You will know a bad one when the tip comes in. Sunday’s grenade attack on a crusade at Uhuru Park doesn’t come any worse.
I knew we were in trouble when I heard that an explosion had gone off in New York in 2001.
Just like I knew that life would never be the same again when, one morning, I saw files from the Teachers Service Commission blown miles into the air in 1998.
So when our News Editor told me somebody had lobbed a grenade into a crowd of crusade goers, I knew at that moment that something had changed our country forever.
Sunday on any newspaper in the world, is not a good bomb day. It’s not a big story day. It’s a slow day because there is no news.
It’s the day when everybody, with the exception of a select few blood-sucking serial killers, take the day off.
We took a taxi to Uhuru Park to see what was going on. It was dark when we got there.
There were a couple of ambulances and Margaret Wanjiru, with her security, was going round to see if anyone needed to be taken to hospital.
William Ruto was giving a press statement next to his car. A few hardy crusade-goers were hanging around, swearing that they would stay until they were all killed.
A grenade is a fragmentation weapon, so we were hoping for evidence of injuries scattered all over.
We saw blood and shoes and a hole in the grass. But it was only on viewing the raw footage that we got a sense of the magnitude.
For every inaccurate report in the newspaper, there is a chain of people who have lied and misled the press.
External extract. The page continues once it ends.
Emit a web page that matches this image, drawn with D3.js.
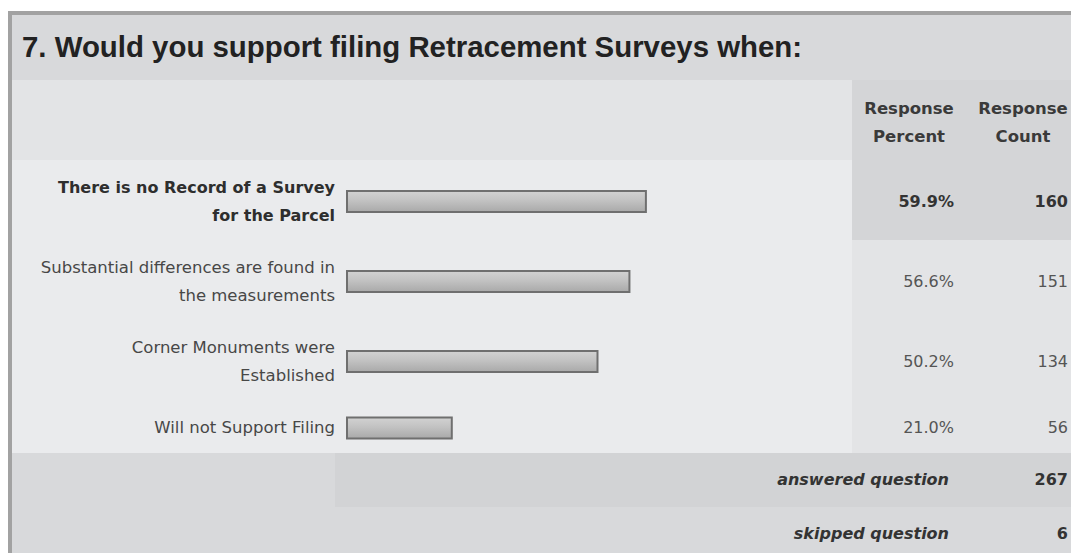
<!DOCTYPE html>
<html><head><meta charset="utf-8">
<script src="https://cdn.jsdelivr.net/npm/d3@7"></script>
<style>html,body{margin:0;padding:0;background:#fff;overflow:hidden}</style>
</head><body>
<svg id="c" width="1071" height="553"></svg>
<script>
const title = "7. Would you support filing Retracement Surveys when:";
const categories = [
  ["There is no Record of a Survey", "for the Parcel"],
  ["Substantial differences are found in", "the measurements"],
  ["Corner Monuments were", "Established"],
  ["Will not Support Filing"]
];
const percents = [59.9, 56.6, 50.2, 21.0];
const percentLabels = ["59.9%", "56.6%", "50.2%", "21.0%"];
const counts = [160, 151, 134, 56];
const headerPercent = ["Response", "Percent"];
const headerCount = ["Response", "Count"];
const footerLabels = ["answered question", "skipped question"];
const footerValues = [267, 6];

const svg = d3.select("#c");
const W = 1071, H = 553;
const bodyFont = "'DejaVu Sans', sans-serif";

const defs = svg.append("defs");
const grad = defs.append("linearGradient").attr("id", "barg").attr("x1", 0).attr("y1", 0).attr("x2", 0).attr("y2", 1);
grad.append("stop").attr("offset", "0%").attr("stop-color", "#d2d2d2");
grad.append("stop").attr("offset", "45%").attr("stop-color", "#c2c2c2");
grad.append("stop").attr("offset", "100%").attr("stop-color", "#a9a9a9");

const bg = svg.append("g").attr("shape-rendering", "crispEdges");

// frame
bg.append("rect").attr("x", 0).attr("y", 0).attr("width", W).attr("height", H).attr("fill", "#fff");
bg.append("rect").attr("x", 8).attr("y", 11).attr("width", W - 8).attr("height", H - 11).attr("fill", "#a2a2a2");

// title band
bg.append("rect").attr("x", 12).attr("y", 15).attr("width", W - 12).attr("height", 65).attr("fill", "#d8d9db");
svg.append("text").attr("x", 22).attr("y", 57)
  .attr("font-family", "'Liberation Sans', Arial, sans-serif").attr("font-weight", "bold")
  .attr("font-size", 29.4).attr("fill", "#222").text(title);

// column positions
const colSplit = 852;
const pctRight = 954, cntRight = 1068;
const pctCenter = 909, cntCenter = 1023;

// header row
bg.append("rect").attr("x", 12).attr("y", 80).attr("width", colSplit - 12).attr("height", 80).attr("fill", "#e3e4e6");
bg.append("rect").attr("x", colSplit).attr("y", 80).attr("width", W - colSplit).attr("height", 80).attr("fill", "#d4d5d7");
[[headerPercent, pctCenter], [headerCount, cntCenter]].forEach(([lines, cx]) => {
  lines.forEach((t, i) => {
    svg.append("text").attr("x", cx).attr("y", 114 + i * 28).attr("text-anchor", "middle")
      .attr("font-family", bodyFont).attr("font-weight", "bold").attr("font-size", 16.5)
      .attr("fill", "#3a3a3a").text(t);
  });
});

// rows
const rowTop0 = 160;
const rowHeights = categories.map(c => c.length === 2 ? 80 : 53);
const rowTops = [];
let acc = rowTop0;
rowHeights.forEach(h => { rowTops.push(acc); acc += h; });
const rowsBottom = acc;

const x = d3.scaleLinear().domain([0, 100]).range([347, 846]);
const barH = 21;

categories.forEach((lines, i) => {
  const top = rowTops[i], h = rowHeights[i];
  const cy = top + h / 2 + 1.5;
  const bold = i === 0;
  bg.append("rect").attr("x", 12).attr("y", top).attr("width", colSplit - 12).attr("height", h + (i < categories.length - 1 ? 1 : 0)).attr("fill", "#eaebed");
  bg.append("rect").attr("x", colSplit).attr("y", top).attr("width", W - colSplit).attr("height", h + (i < categories.length - 1 ? 1 : 0))
    .attr("fill", i === 0 ? "#d4d5d7" : "#e3e4e6");
  lines.forEach((t, j) => {
    svg.append("text").attr("x", 335).attr("y", cy + 5 + (j - (lines.length - 1) / 2) * 28)
      .attr("text-anchor", "end").attr("font-family", bodyFont)
      .attr("font-weight", bold ? "bold" : "normal").attr("font-size", bold ? 16 : 16.5)
      .attr("fill", bold ? "#2e2e2e" : "#474747").text(t);
  });
  svg.append("rect").attr("x", x(0)).attr("y", cy - barH / 2)
    .attr("width", x(percents[i]) - x(0)).attr("height", barH)
    .attr("fill", "url(#barg)").attr("stroke", "#6f6f6f").attr("stroke-width", 2);
  svg.append("text").attr("x", pctRight).attr("y", cy + 5).attr("text-anchor", "end")
    .attr("font-family", bodyFont).attr("font-size", 16).attr("font-weight", bold ? "bold" : "normal")
    .attr("fill", bold ? "#333" : "#555").text(percentLabels[i]);
  svg.append("text").attr("x", cntRight).attr("y", cy + 5).attr("text-anchor", "end")
    .attr("font-family", bodyFont).attr("font-size", 16).attr("font-weight", bold ? "bold" : "normal")
    .attr("fill", bold ? "#333" : "#555").text(counts[i]);
});

// footer
const footTops = [rowsBottom, rowsBottom + 54];
const footH = [54, H - rowsBottom - 54];
footerLabels.forEach((t, i) => {
  bg.append("rect").attr("x", 12).attr("y", footTops[i]).attr("width", W - 12).attr("height", footH[i] + (i === 0 ? 1 : 0)).attr("fill", "#d8d9db");
  if (i === 0) bg.append("rect").attr("x", 335).attr("y", footTops[i]).attr("width", W - 335).attr("height", footH[i]).attr("fill", "#d2d3d5");
  const cy = footTops[i] + (i === 0 ? footH[i] / 2 : 27);
  svg.append("text").attr("x", 949).attr("y", cy + 5).attr("text-anchor", "end")
    .attr("font-family", bodyFont).attr("font-weight", "bold").attr("font-style", "italic")
    .attr("font-size", 16).attr("fill", "#333").text(t);
  svg.append("text").attr("x", cntRight).attr("y", cy + 5).attr("text-anchor", "end")
    .attr("font-family", bodyFont).attr("font-weight", "bold")
    .attr("font-size", 16).attr("fill", "#333").text(footerValues[i]);
});
</script>
</body></html>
An official I called told me only 24 people had been hurt. Complete disinformation. Our reporter had physically counted 75 patients.
Doctors confirmed that three had died while undergoing treatment and three had succumbed before admission.
Finally, officials speculated that it was a home-made device, made from party crackers. This is what we told Kenyans who read our early editions.
We are surrounded by liars. The government does not hire people to give information to the media. It hires liars to mislead the media.